Bacterial Community Structure
To standardize the different sequencing depths, each sample made random selection of 14,275 reads to analysis (Additional file 6: Table S6). The dominant fungi are Proteobacteria (44.78%), Actinobacteria (16.48%) and Acidobacteria (15.22%) among all samples (Fig. 3). The living cover was not obviously affected the relative abundances of the phylum expect Elusimicrobia (Additional file 7: Figure S1). The relative abundances of Acidobacteria of the living cover treatments decreased compared with that in no cover treatments while relative abundances of Actinobacteria increased but all of these two phylum were not demonstrated a significant correlation. And there was no significant (p > 0.05) difference between deeper soil and upper soil while there were significant differences between seasons in phylum and class level (Additional file 8,9: Figure S2, Figure S3).
The result of PCA showed the obvious difference between soil samples in spring and summer. And two principal components were determined, which can explain 88.38% of the total variance in the dataset (Fig. 4). Sequences from Proteobacteria dominated in Spring soil samples (37.79%) and Summer soil samples (51.77%) collected from both two seasons (Fig. 3). The relative abundance of Proteobacteria and Acidobacteria were the highest in Summer, and the lowest in Spring while Actinobacteria and Firmicutes reached its highest abundance in Spring.

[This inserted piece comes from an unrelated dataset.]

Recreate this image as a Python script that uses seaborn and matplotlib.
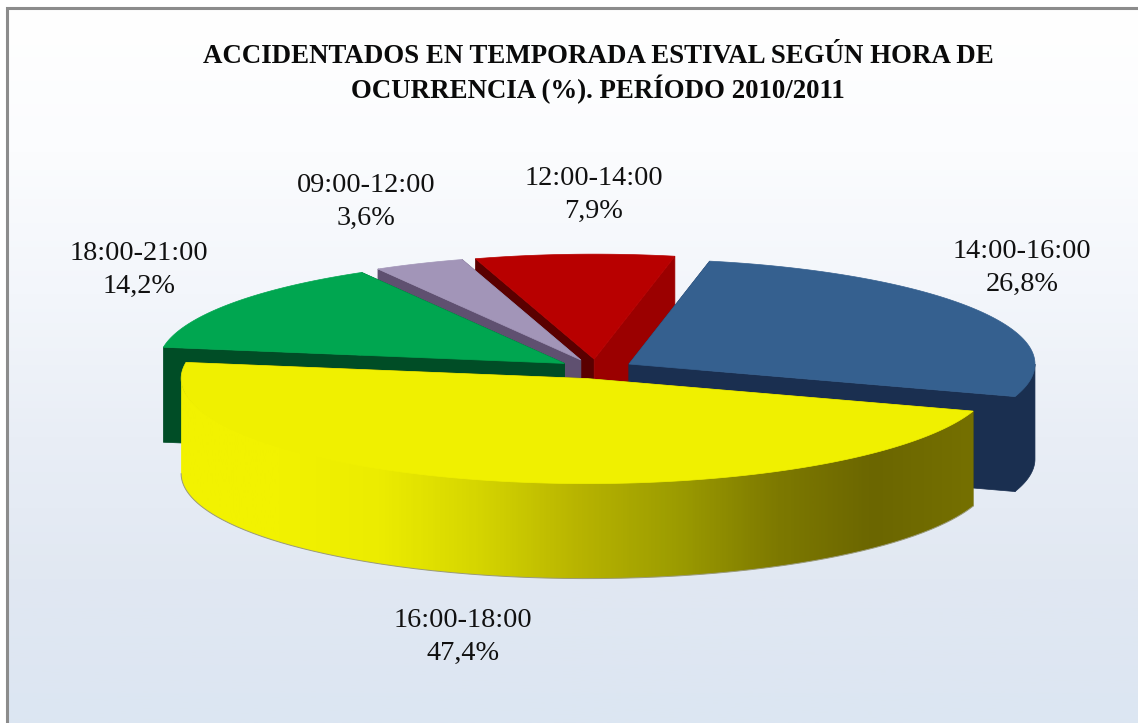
import numpy as np
import matplotlib
matplotlib.use("Agg")
import matplotlib.pyplot as plt
from matplotlib.patches import Polygon
import seaborn as sns

sns.set_theme(style="white")
plt.rcParams['font.family'] = ['Liberation Serif', 'DejaVu Serif']

#Chart data, clockwise from the first slice
hours = ["12:00-14:00", "14:00-16:00", "16:00-18:00", "18:00-21:00", "09:00-12:00"]
percent = [7.9, 26.8, 47.4, 14.2, 3.6]
title = "ACCIDENTADOS EN TEMPORADA ESTIVAL SEGÚN HORA DE\nOCURRENCIA (%). PERÍODO 2010/2011"

#Pie geometry in pixels
W, H = 1138, 723
cx, cy = 596, 369		#Centre of the unexploded pie
rx, ry = 406, 105		#Ellipse radii of the top face
depth = 95				#Thickness of the pie
explode = 0.094			#Slice offset as a fraction of the radius
start = -17				#Start angle, degrees clockwise from north

#Top, left face, right face and rim colours per slice
top_col = ["#b80000", "#35608f", "#f0f000", "#00a650", "#a295b8"]
left_col = ["#5a0000", "#1a2f50", "#6b6600", "#004d26", "#5f5070"]
right_col = ["#9b0000", "#1a2f50", "#6b6600", "#004d26", "#5f5070"]
rim_col = [["#9b0000"], ["#1a2f50"],
	["#f2f200", "#f2f200", "#ecec00", "#d5d500", "#b8b400", "#9c9c00", "#7e7a00", "#6b6600", "#757000"],
	["#004d26"], ["#5f5070"]]

#Label centres, in the order of hours
label_x = [594, 1022, 463, 139, 366]
label_y = [195, 268, 637, 270, 202]
draw_order = [0, 4, 3, 1, 2]

def point(t, mid, r=1.0):
	t, mid = np.radians(t), np.radians(mid)
	x = cx + rx*(explode*np.sin(mid) + r*np.sin(t))
	y = cy - ry*(explode*np.cos(mid) + r*np.cos(t))
	return x, y

def drawSlice(ax, i, z, t0, t1):
	mid = (t0 + t1)/2
	apex = point(0, mid, 0)
	first = point(t0, mid)
	last = point(t1, mid)

	#Radial walls
	for edge, col in ((first, left_col[i]), (last, right_col[i])):
		wall = [apex, edge, (edge[0], edge[1]+depth), (apex[0], apex[1]+depth)]
		ax.add_patch(Polygon(wall, fc=col, ec=col, lw=0.5, zorder=z))

	#Outer rim, only the part that faces the viewer
	a, b = max(t0, 90), min(t1, 270)
	if b > a:
		angles = np.linspace(a, b, 300)
		xs, ys = point(angles, mid)
		tuck = 3*np.sin(np.linspace(0, np.pi, 300))		#Upper edge goes under the top face, so no seam shows
		outline = list(zip(xs, ys - tuck)) + list(zip(xs[::-1], ys[::-1] + depth))
		if len(rim_col[i]) > 1:
			#Shaded rim: a horizontal colour ramp clipped to the rim shape
			ramp = np.array(sns.blend_palette(rim_col[i], n_colors=400))
			im = ax.imshow(ramp[None, :, :], extent=(xs.min(), xs.max(), H, 0), aspect='auto', zorder=z+0.1)
			shape = Polygon(outline, fc='none', ec='none', transform=ax.transData)
			ax.add_patch(shape)
			im.set_clip_path(shape)
			ax.plot(xs, ys + depth, color="#9a9a7a", lw=0.7, zorder=z+0.15)
		else:
			ax.add_patch(Polygon(outline, fc=rim_col[i][0], ec=rim_col[i][0], lw=0.5, zorder=z+0.1))

	#Top face
	angles = np.linspace(t0, t1, 200)
	xs, ys = point(angles, mid)
	outline = [apex] + list(zip(xs, ys))
	ax.add_patch(Polygon(outline, fc=top_col[i], ec=top_col[i], lw=0.5, zorder=z+0.2))

fig = plt.figure(figsize=(W/100, H/100), dpi=100)
ax = fig.add_axes([0, 0, 1, 1])

#Panel background
grad = np.array(sns.blend_palette(["#ffffff", "#fbfcfe", "#f3f6fb", "#e9eef6", "#e1e8f2", "#dce6f2"], n_colors=256))
ax.imshow(grad[:, None, :], extent=(7, W, H, 8), aspect='auto', zorder=0)
ax.plot([7, 7, W], [H, 8, 8], color="#8c8c8c", lw=2.2, solid_joinstyle='miter', zorder=1)

#Slices
sweep = np.array(percent)/np.sum(percent)*360
edges = start + np.concatenate(([0], np.cumsum(sweep)))
for n, i in enumerate(draw_order):
	drawSlice(ax, i, 2 + n, edges[i], edges[i+1])

ax.set_xlim(0, W)
ax.set_ylim(H, 0)
ax.axis('off')

#Texts
for i in range(len(hours)):
	text = hours[i] + "\n" + f"{percent[i]:.1f}%".replace(".", ",")
	ax.text(label_x[i], label_y[i], text, ha='center', va='center', fontsize=20.3,
		linespacing=1.4, color="#111111", zorder=20)
ax.text(598, 74, title, ha='center', va='center', fontsize=19.4, fontweight='bold',
	linespacing=1.24, color="#0a0a0a", zorder=20)

fig.savefig("out.png", dpi=100)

Relationship Between Microbial Community Structures And Soil Properties
Living cover treatment changed microbial community structures and soil properties. After removal of the redundant variables, ten soil properties were chosen for RDA. As shown in Fig. 5a,b, pH, TOC, TP, TN, AK, URE and INV significantly affected the fungal community structure in upper soil, while soil properties except AK and URE all obviously (p < 0.05) impacted the fungal community composition in the deeper soil. Soil properties except TOC, TN and ALP all remarkably (p < 0.05) impacted the bacterial community composition in the upper soil, while SWC, pH, AP and ALP dramatically (p < 0.05) impacted the bacterial community composition in the deeper soil (The relevant p value was in Additional file 10: Table S7). From the angle between arrow connecting lines representing different soil properties, TP, pH, INV, AK, AP, and SWC were always small, which showed that they had a good correlation and were positively correlated in each treatment. In the same way, TN, TOC, ALP, and URE were also positively correlated.
Prediction Of Community Functions Of Soil Fungi And Bacteria
The micro-ecological functions of fungi and bacteria in the soil of hazelnut orchard under no cover and living cover treatments were studied by analyzing the fungal and bacterial communities by FUNGuild and PICRUSt1. The guilds identified in present study were listed in Fig. 6, the consequences demonstrated that the functional prediction results of fungi were related to different treatments. And three nutritional patterns (pathotrophs, saprotrophs and symbiotrophs) accounted for approximately 36.69%, 49.80% and 2.59% of no cover treatment fungal OTUs respectively whereas in living cover treatment was 19.76%, 41.51% and 6.89%. There was no obvious divergence between no cover treatment and living cover treatment according to analyzing the bacterial communities in the Cluster of Orthologous Groups (COG) database by PICRUSt1 (Additional file 11: Figure S4).